## BEGIN
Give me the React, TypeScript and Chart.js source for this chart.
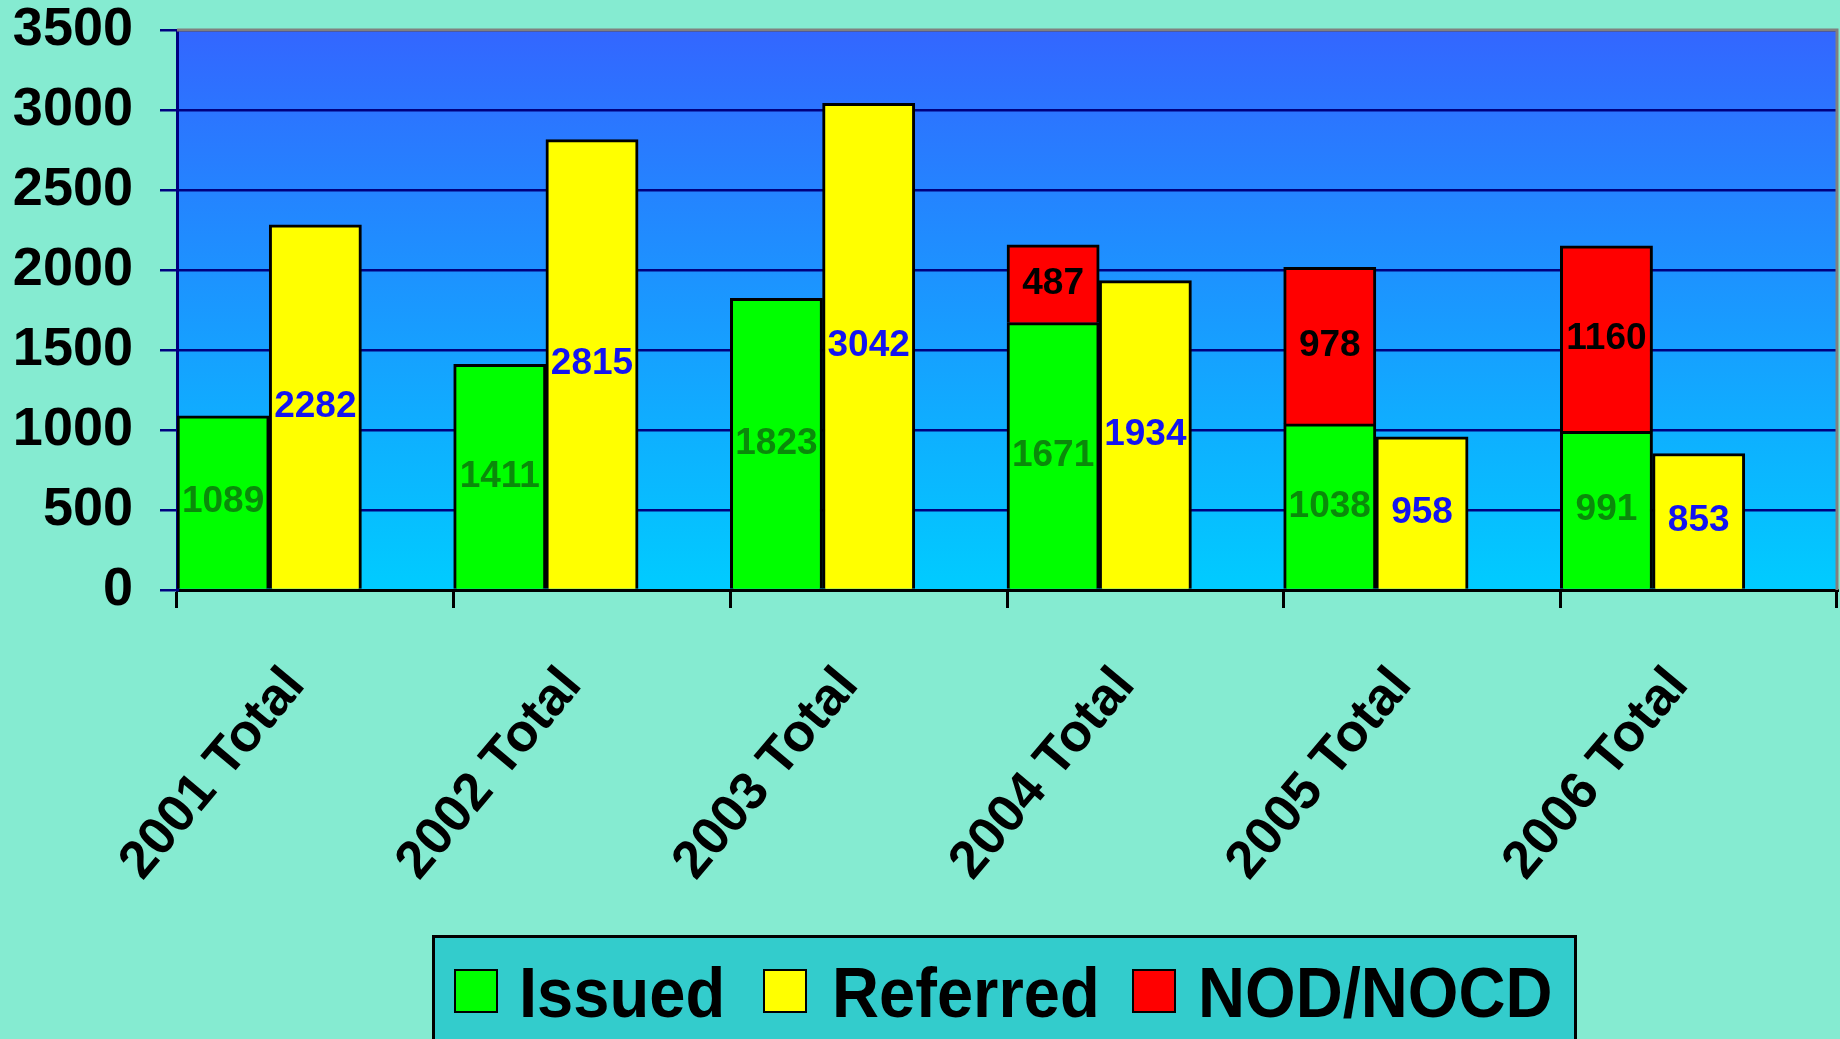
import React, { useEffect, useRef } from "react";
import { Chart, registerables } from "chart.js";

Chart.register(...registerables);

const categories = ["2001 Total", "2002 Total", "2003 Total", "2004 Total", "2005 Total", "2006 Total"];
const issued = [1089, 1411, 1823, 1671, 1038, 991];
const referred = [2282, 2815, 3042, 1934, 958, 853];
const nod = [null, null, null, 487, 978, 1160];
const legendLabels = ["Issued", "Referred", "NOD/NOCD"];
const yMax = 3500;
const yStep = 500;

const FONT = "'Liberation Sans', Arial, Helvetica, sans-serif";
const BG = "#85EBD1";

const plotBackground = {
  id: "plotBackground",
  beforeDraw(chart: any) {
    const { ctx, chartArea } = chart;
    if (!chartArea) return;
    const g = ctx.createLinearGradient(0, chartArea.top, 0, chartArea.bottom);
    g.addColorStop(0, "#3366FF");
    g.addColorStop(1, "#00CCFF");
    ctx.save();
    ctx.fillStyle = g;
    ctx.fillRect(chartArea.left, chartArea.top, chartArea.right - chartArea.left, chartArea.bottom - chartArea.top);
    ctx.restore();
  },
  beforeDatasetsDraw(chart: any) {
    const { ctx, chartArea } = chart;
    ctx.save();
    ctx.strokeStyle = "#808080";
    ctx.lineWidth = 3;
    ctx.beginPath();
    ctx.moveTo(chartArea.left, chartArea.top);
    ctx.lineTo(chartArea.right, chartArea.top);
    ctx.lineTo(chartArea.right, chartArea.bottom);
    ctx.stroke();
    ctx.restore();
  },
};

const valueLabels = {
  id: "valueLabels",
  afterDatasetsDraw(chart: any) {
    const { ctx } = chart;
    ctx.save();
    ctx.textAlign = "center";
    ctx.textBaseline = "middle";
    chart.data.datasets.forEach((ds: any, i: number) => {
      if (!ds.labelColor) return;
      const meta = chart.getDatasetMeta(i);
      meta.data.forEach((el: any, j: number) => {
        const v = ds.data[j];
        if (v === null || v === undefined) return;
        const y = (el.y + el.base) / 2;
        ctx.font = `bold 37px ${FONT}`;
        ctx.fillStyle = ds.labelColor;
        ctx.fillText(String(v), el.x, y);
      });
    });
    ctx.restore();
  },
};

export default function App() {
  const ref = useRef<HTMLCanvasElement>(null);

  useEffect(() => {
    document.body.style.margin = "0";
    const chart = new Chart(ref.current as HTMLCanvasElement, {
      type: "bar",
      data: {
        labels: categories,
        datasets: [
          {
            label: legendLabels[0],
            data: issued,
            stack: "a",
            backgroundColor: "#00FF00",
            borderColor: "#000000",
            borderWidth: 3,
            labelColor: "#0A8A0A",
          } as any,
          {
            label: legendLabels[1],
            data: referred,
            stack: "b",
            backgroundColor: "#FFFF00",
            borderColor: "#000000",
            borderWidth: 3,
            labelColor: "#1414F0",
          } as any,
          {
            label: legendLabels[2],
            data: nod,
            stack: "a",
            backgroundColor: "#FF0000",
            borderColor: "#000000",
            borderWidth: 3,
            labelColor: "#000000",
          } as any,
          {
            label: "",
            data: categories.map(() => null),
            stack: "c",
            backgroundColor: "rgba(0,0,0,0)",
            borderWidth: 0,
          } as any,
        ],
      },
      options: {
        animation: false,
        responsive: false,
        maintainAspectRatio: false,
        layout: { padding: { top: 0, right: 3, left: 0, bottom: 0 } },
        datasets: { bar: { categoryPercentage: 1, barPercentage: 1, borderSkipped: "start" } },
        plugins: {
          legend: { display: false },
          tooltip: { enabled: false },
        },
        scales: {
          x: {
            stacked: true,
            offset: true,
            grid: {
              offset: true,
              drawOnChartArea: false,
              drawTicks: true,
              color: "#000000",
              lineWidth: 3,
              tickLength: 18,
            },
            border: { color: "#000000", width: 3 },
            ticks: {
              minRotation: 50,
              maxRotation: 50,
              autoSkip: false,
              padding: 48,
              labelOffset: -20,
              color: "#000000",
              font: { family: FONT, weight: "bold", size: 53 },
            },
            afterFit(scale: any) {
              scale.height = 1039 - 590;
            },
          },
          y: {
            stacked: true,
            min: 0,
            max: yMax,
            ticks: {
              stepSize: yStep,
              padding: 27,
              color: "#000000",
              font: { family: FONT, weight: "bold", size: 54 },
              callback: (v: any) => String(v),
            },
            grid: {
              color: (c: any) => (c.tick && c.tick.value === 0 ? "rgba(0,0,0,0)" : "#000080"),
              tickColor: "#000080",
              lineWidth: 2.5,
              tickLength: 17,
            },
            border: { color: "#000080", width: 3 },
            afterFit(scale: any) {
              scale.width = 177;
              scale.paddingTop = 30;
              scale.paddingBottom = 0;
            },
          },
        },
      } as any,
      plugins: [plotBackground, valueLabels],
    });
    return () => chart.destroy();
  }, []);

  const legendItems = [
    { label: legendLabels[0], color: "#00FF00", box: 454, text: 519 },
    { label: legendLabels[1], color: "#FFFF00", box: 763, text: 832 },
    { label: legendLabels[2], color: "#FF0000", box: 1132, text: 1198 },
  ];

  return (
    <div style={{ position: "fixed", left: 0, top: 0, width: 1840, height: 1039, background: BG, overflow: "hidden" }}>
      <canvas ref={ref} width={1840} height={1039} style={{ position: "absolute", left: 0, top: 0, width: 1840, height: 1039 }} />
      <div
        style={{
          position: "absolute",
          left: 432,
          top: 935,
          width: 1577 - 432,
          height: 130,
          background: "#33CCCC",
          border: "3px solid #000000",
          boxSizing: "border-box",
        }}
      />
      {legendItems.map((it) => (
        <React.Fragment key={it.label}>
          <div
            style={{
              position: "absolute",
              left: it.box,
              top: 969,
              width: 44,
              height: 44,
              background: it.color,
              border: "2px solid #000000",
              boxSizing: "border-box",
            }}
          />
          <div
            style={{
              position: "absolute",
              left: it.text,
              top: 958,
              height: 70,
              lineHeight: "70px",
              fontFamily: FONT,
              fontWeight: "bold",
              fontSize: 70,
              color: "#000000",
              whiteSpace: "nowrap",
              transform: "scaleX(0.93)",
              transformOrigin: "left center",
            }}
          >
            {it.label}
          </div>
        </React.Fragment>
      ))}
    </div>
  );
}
## END
▸ GIVEN PROBLEM: Retype the whole listing exactly and leave the pictures out.

▸ TASK OUTPUT:
Give me the React, TypeScript and Chart.js source for this chart.
import React, { useEffect, useRef } from "react";
import { Chart, registerables } from "chart.js";

Chart.register(...registerables);

const categories = ["2001 Total", "2002 Total", "2003 Total", "2004 Total", "2005 Total", "2006 Total"];
const issued = [1089, 1411, 1823, 1671, 1038, 991];
const referred = [2282, 2815, 3042, 1934, 958, 853];
const nod = [null, null, null, 487, 978, 1160];
const legendLabels = ["Issued", "Referred", "NOD/NOCD"];
const yMax = 3500;
const yStep = 500;

const FONT = "'Liberation Sans', Arial, Helvetica, sans-serif";
const BG = "#85EBD1";

const plotBackground = {
  id: "plotBackground",
  beforeDraw(chart: any) {
    const { ctx, chartArea } = chart;
    if (!chartArea) return;
    const g = ctx.createLinearGradient(0, chartArea.top, 0, chartArea.bottom);
    g.addColorStop(0, "#3366FF");
    g.addColorStop(1, "#00CCFF");
    ctx.save();
    ctx.fillStyle = g;
    ctx.fillRect(chartArea.left, chartArea.top, chartArea.right - chartArea.left, chartArea.bottom - chartArea.top);
    ctx.restore();
  },
  beforeDatasetsDraw(chart: any) {
    const { ctx, chartArea } = chart;
    ctx.save();
    ctx.strokeStyle = "#808080";
    ctx.lineWidth = 3;
    ctx.beginPath();
    ctx.moveTo(chartArea.left, chartArea.top);
    ctx.lineTo(chartArea.right, chartArea.top);
    ctx.lineTo(chartArea.right, chartArea.bottom);
    ctx.stroke();
    ctx.restore();
  },
};

const valueLabels = {
  id: "valueLabels",
  afterDatasetsDraw(chart: any) {
    const { ctx } = chart;
    ctx.save();
    ctx.textAlign = "center";
    ctx.textBaseline = "middle";
    chart.data.datasets.forEach((ds: any, i: number) => {
      if (!ds.labelColor) return;
      const meta = chart.getDatasetMeta(i);
      meta.data.forEach((el: any, j: number) => {
        const v = ds.data[j];
        if (v === null || v === undefined) return;
        const y = (el.y + el.base) / 2;
        ctx.font = `bold 37px ${FONT}`;
        ctx.fillStyle = ds.labelColor;
        ctx.fillText(String(v), el.x, y);
      });
    });
    ctx.restore();
  },
};

export default function App() {
  const ref = useRef<HTMLCanvasElement>(null);

  useEffect(() => {
    document.body.style.margin = "0";
    const chart = new Chart(ref.current as HTMLCanvasElement, {
      type: "bar",
      data: {
        labels: categories,
        datasets: [
          {
            label: legendLabels[0],
            data: issued,
            stack: "a",
            backgroundColor: "#00FF00",
            borderColor: "#000000",
            borderWidth: 3,
            labelColor: "#0A8A0A",
          } as any,
          {
            label: legendLabels[1],
            data: referred,
            stack: "b",
            backgroundColor: "#FFFF00",
            borderColor: "#000000",
            borderWidth: 3,
            labelColor: "#1414F0",
          } as any,
          {
            label: legendLabels[2],
            data: nod,
            stack: "a",
            backgroundColor: "#FF0000",
            borderColor: "#000000",
            borderWidth: 3,
            labelColor: "#000000",
          } as any,
          {
            label: "",
            data: categories.map(() => null),
            stack: "c",
            backgroundColor: "rgba(0,0,0,0)",
            borderWidth: 0,
          } as any,
        ],
      },
      options: {
        animation: false,
        responsive: false,
        maintainAspectRatio: false,
        layout: { padding: { top: 0, right: 3, left: 0, bottom: 0 } },
        datasets: { bar: { categoryPercentage: 1, barPercentage: 1, borderSkipped: "start" } },
        plugins: {
          legend: { display: false },
          tooltip: { enabled: false },
        },
        scales: {
          x: {
            stacked: true,
            offset: true,
            grid: {
              offset: true,
              drawOnChartArea: false,
              drawTicks: true,
              color: "#000000",
              lineWidth: 3,
              tickLength: 18,
            },
            border: { color: "#000000", width: 3 },
            ticks: {
              minRotation: 50,
              maxRotation: 50,
              autoSkip: false,
              padding: 48,
              labelOffset: -20,
              color: "#000000",
              font: { family: FONT, weight: "bold", size: 53 },
            },
            afterFit(scale: any) {
              scale.height = 1039 - 590;
            },
          },
          y: {
            stacked: true,
            min: 0,
            max: yMax,
            ticks: {
              stepSize: yStep,
              padding: 27,
              color: "#000000",
              font: { family: FONT, weight: "bold", size: 54 },
              callback: (v: any) => String(v),
            },
            grid: {
              color: (c: any) => (c.tick && c.tick.value === 0 ? "rgba(0,0,0,0)" : "#000080"),
              tickColor: "#000080",
              lineWidth: 2.5,
              tickLength: 17,
            },
            border: { color: "#000080", width: 3 },
            afterFit(scale: any) {
              scale.width = 177;
              scale.paddingTop = 30;
              scale.paddingBottom = 0;
            },
          },
        },
      } as any,
      plugins: [plotBackground, valueLabels],
    });
    return () => chart.destroy();
  }, []);

  const legendItems = [
    { label: legendLabels[0], color: "#00FF00", box: 454, text: 519 },
    { label: legendLabels[1], color: "#FFFF00", box: 763, text: 832 },
    { label: legendLabels[2], color: "#FF0000", box: 1132, text: 1198 },
  ];

  return (
    <div style={{ position: "fixed", left: 0, top: 0, width: 1840, height: 1039, background: BG, overflow: "hidden" }}>
      <canvas ref={ref} width={1840} height={1039} style={{ position: "absolute", left: 0, top: 0, width: 1840, height: 1039 }} />
      <div
        style={{
          position: "absolute",
          left: 432,
          top: 935,
          width: 1577 - 432,
          height: 130,
          background: "#33CCCC",
          border: "3px solid #000000",
          boxSizing: "border-box",
        }}
      />
      {legendItems.map((it) => (
        <React.Fragment key={it.label}>
          <div
            style={{
              position: "absolute",
              left: it.box,
              top: 969,
              width: 44,
              height: 44,
              background: it.color,
              border: "2px solid #000000",
              boxSizing: "border-box",
            }}
          />
          <div
            style={{
              position: "absolute",
              left: it.text,
              top: 958,
              height: 70,
              lineHeight: "70px",
              fontFamily: FONT,
              fontWeight: "bold",
              fontSize: 70,
              color: "#000000",
              whiteSpace: "nowrap",
              transform: "scaleX(0.93)",
              transformOrigin: "left center",
            }}
          >
            {it.label}
          </div>
        </React.Fragment>
      ))}
    </div>
  );
}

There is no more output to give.